Don’t be like crunchy peanut butter.
I’m no super genius, but I bet the most effective way to lose “baby weight” is to have the baby.
*spits out mouthful of peacock feathers* I’m sorry, I thought these were for just anyone to eat. *gets escorted from zoo*
I try not to drink in the office because if the boss finds out he may ask me to share
I’m exhausted. There was a local FB person who posted an angry rant about not liking people who use “fowl language” & you have NO idea how much self-discipline it took for me yesterday to NOT respond with a comment full of bird puns.
I’m as nervous as a United Airlines standby passenger.
Jaws (1975): people started hating a shark for doing normal shark things
A bar and a bra , both drive men crazy when they open .
Let’s go to church and wink at each other whenever one of our sins gets mentioned.

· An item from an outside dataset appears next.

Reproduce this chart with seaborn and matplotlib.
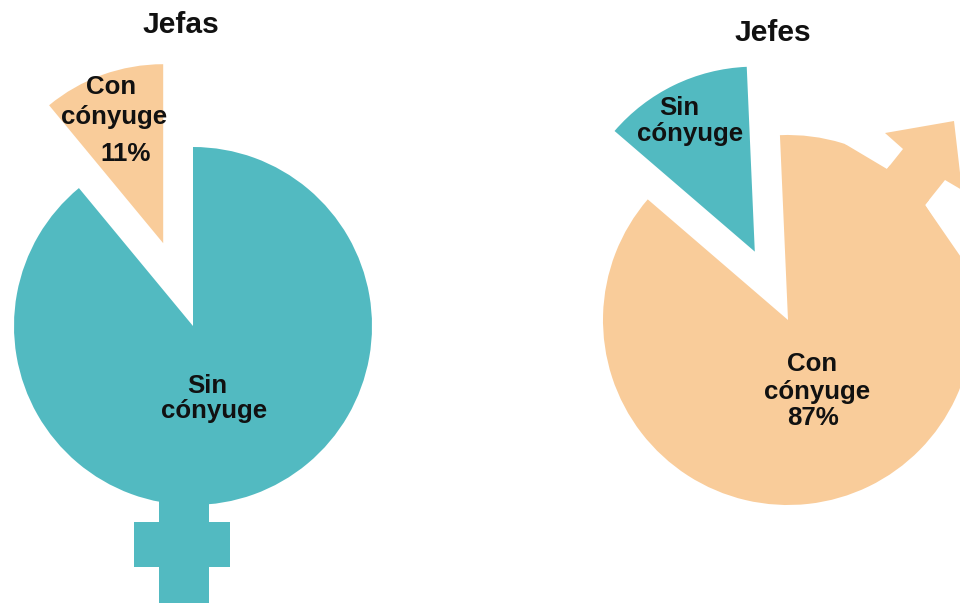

When I wished for simpler times, I didn’t mean people’s IQs
Aging has caused me to need glasses. Glasses of beer. Glasses of wine. And glasses of bourbon.
Louis Lane “there is no way broccoli is a superfood!”
Broccoli *takes spectacles off*
Louis Lane “My God! Look, it’s a superfood!”
If you don’t have at least 1 hot neighbor then the hot neighbor is you
I’m a Lit major. I did my thesis on why my car is in the front yard and I’m sleeping with my clothes on.